WHAT IS NEEDED:
Return all of the data exactly as written, without the pictures.

##########

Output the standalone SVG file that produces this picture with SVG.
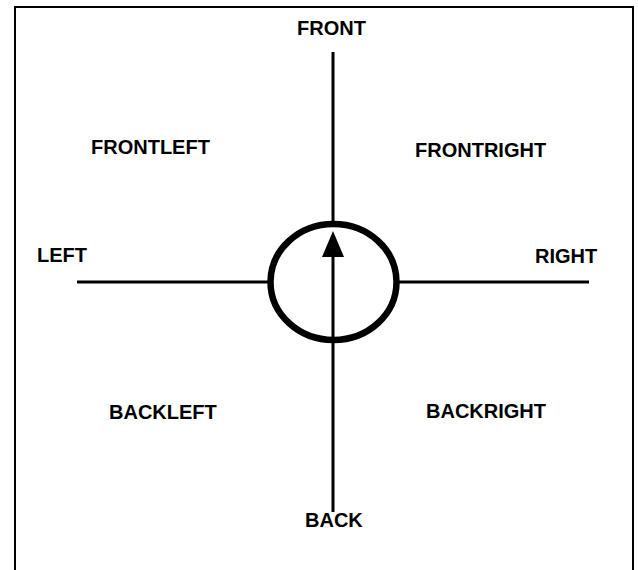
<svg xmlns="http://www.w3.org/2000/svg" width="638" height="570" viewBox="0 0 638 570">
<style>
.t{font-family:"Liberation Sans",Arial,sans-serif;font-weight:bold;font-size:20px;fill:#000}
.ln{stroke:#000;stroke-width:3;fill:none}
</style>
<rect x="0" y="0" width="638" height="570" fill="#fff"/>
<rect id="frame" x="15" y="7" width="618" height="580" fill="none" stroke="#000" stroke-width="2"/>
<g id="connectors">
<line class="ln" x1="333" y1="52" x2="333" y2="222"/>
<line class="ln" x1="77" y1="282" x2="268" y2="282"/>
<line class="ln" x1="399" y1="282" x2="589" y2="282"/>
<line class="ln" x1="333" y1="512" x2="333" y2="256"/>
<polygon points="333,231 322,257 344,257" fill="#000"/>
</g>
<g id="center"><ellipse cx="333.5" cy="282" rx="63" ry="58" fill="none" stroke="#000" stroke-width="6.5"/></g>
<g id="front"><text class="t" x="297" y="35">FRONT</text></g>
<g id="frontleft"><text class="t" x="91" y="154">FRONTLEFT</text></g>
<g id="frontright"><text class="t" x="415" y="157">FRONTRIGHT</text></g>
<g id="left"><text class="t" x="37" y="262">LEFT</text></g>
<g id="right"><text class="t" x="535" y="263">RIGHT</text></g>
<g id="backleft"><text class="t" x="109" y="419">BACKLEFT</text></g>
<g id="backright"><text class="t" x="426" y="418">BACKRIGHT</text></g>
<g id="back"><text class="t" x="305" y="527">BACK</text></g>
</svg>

##########

OUTPUT OF THE TASK:
Output the standalone SVG file that produces this picture with SVG.
<svg xmlns="http://www.w3.org/2000/svg" width="638" height="570" viewBox="0 0 638 570">
<style>
.t{font-family:"Liberation Sans",Arial,sans-serif;font-weight:bold;font-size:20px;fill:#000}
.ln{stroke:#000;stroke-width:3;fill:none}
</style>
<rect x="0" y="0" width="638" height="570" fill="#fff"/>
<rect id="frame" x="15" y="7" width="618" height="580" fill="none" stroke="#000" stroke-width="2"/>
<g id="connectors">
<line class="ln" x1="333" y1="52" x2="333" y2="222"/>
<line class="ln" x1="77" y1="282" x2="268" y2="282"/>
<line class="ln" x1="399" y1="282" x2="589" y2="282"/>
<line class="ln" x1="333" y1="512" x2="333" y2="256"/>
<polygon points="333,231 322,257 344,257" fill="#000"/>
</g>
<g id="center"><ellipse cx="333.5" cy="282" rx="63" ry="58" fill="none" stroke="#000" stroke-width="6.5"/></g>
<g id="front"><text class="t" x="297" y="35">FRONT</text></g>
<g id="frontleft"><text class="t" x="91" y="154">FRONTLEFT</text></g>
<g id="frontright"><text class="t" x="415" y="157">FRONTRIGHT</text></g>
<g id="left"><text class="t" x="37" y="262">LEFT</text></g>
<g id="right"><text class="t" x="535" y="263">RIGHT</text></g>
<g id="backleft"><text class="t" x="109" y="419">BACKLEFT</text></g>
<g id="backright"><text class="t" x="426" y="418">BACKRIGHT</text></g>
<g id="back"><text class="t" x="305" y="527">BACK</text></g>
</svg>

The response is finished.